Carrera armamentística digital

El siglo XXI avanza hacia una carrera armamentista digital. Conceptos como inteligencia artificial ofensiva, ciberarmas autónomas y conflictos híbridos (combinación de guerra convencional, ciberataques y manipulación informativa) ya no pertenecen al ámbito de la ciencia ficción. Ayer se pudo comprobar en España cómo en caos total no es una parte del guion de La Jungla de Cristal, donde John McClane lucha contra unos hackers que tenían la intención de colapsar Estados Unidos con un ciberataque a las estructuras críticas del país.

La falta de un tratado internacional efectivo que regule la ciberguerra, similar a los tratados sobre armas nucleares, plantea un escenario de alta volatilidad. La posibilidad de un «Pearl Harbor digital» (un ataque coordinado que paralice infraestructuras clave de un país) preocupa a analistas de seguridad en todo el mundo.

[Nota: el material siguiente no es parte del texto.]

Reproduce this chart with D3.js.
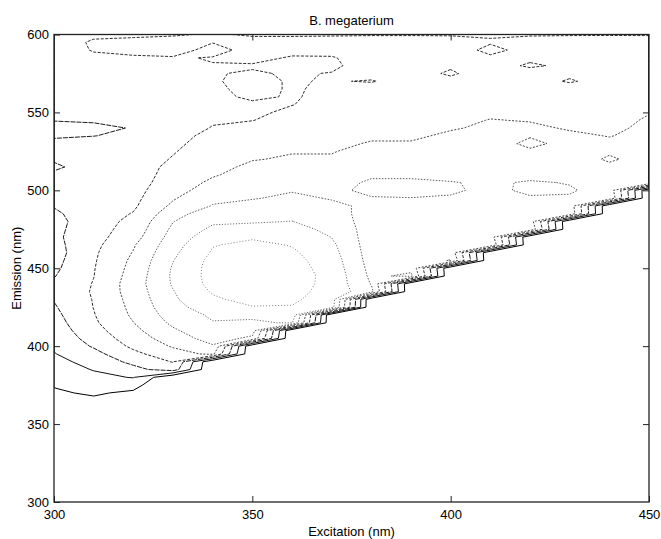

La ciberguerra no es una amenaza futura. Es una realidad presente que redefine la seguridad global. Su importancia en el siglo XXI radica en que, en el ciberespacio, las batallas se libran todos los días, aunque la mayoría de la gente no las vea. Y en un mundo cada vez más interconectado, la protección de los sistemas digitales es, literalmente, una cuestión de supervivencia nacional.